Shane Krige shows off his hotel’s garden
Shane Krige would, in former days, have been called intrepid. Today this luxury hotelier could be described as always looking on the bright side, or, to put it another way, at the half-full rather than the half-empty glass. Not many would have given up being GM of The Plaza in New York to head for the chaotic traffic and infrastructure of Bangalore, to somehow open that city’s imposing Ritz-Carlton (not exactly relevant but its owner, billboard tycoon Nitesh Shetty, was funded by Och-Ziff, now one of the two largest shareholders in Starwood Hotels & Resorts). Anyway young Shane did that, finished that, and, says the gal, returned to the family ambience of Fairmont, back in the USA.

Looking across said garden
As GM of Fairmont Washington DC Georgetown, he has taken over from another passionate hotelier, Mark Andrew, who has since travelled as far west across mainland USA as he can. Shane Krige is smiling. His 415-room hotel has splendid new owners, MetLife, who are, he says, in it for the long term. Not for them the horrid and increasingly prevalent pattern, especially in the US, of faceless owners buying to turn the screws and then sell on, for a mammoth profit.
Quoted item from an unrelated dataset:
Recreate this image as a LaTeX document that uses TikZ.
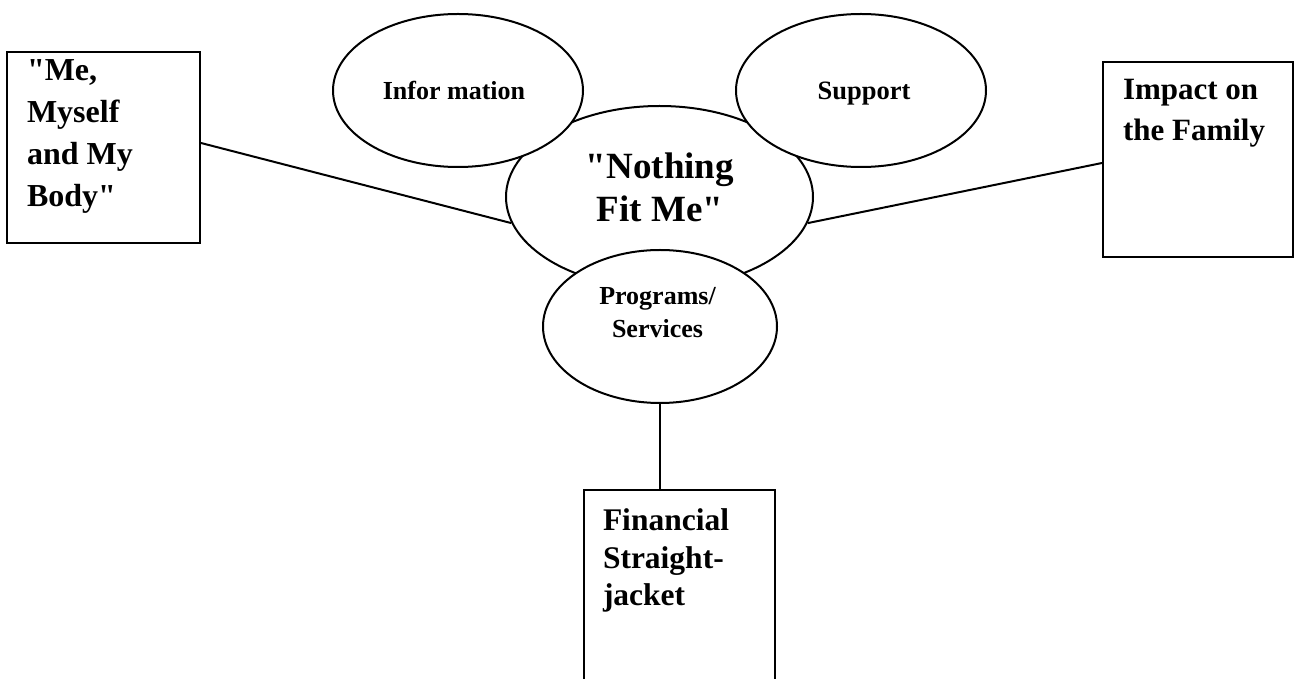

Not only are MetLife distinctly proud of this asset, which they intend to keep, but they are about to spend a fortune on bringing the interior of the 1985-vintage building up to the present day. The hotel has the advantage of having a stunning garden, with a Colonnade conservatory to one side. I am told that the garden will seem larger as retaining walls around parterres are being narrowed.

Looking along its airy lobby
The lobby, rather like a marbled conservatory actually, is already the meeting point for those who live around. They come and meet their friends, and do business there. Especially in summer they also come to eat at the tables set up in the garden – it is the standard menu from Juniper, the all-day restaurant, but I can attest that the wheat walnut bread with honey from the hives on the ten-floor hotel’s rooftop, and organic greens salad, and a ribeye from Allen Brothers, founded in 1893 in Chicago‘s Union Stockyards meat market, all taste even better when dining outside. What to drink on such a hot, steamy night? Well, an iced glass of Charles & Charles Rosé 2014, from Columbia Valley WA did the trick. There is something about eating outside in a hotel’s inner courtyard or garden, as luxury hotels in Paris have been promoting for years.

A Juniper salad
And when you know you are helping others you feel especially good: Shane Krige and I shared a Smithsonian Dessert, which supports The Smithsonian’s ongoing endangered animal research and conservation. I certainly think it was worth the calories tasting all this to do good. Tasting all this? How many diners would eat, albeit it small portions, of an eight-layered red velvet cake with cream cheese icing and blueberry syrup; fresh blueberry and toasted crumbled oat ripple icecream, and fresh blueberries… Thank goodness this hotel has a serious Balance Gym, with a substantial indoor pool, and I am glad to see it still offers CrossFit workout classes. Balance Gym, by the way, was one of the stallholders at the hotel’s annual Sustainability Fair, last Friday, August 21st, 2015: Shane Krige invited suitable concerns, free of charge, to show local people what they were offering. Other products included a Center for Cosmetic Surgery, District of Columbia Office on Ageing, and the Fairmont Beekeepers, led by the hotel’s head of security. Hope the visitors had some of that honey bread.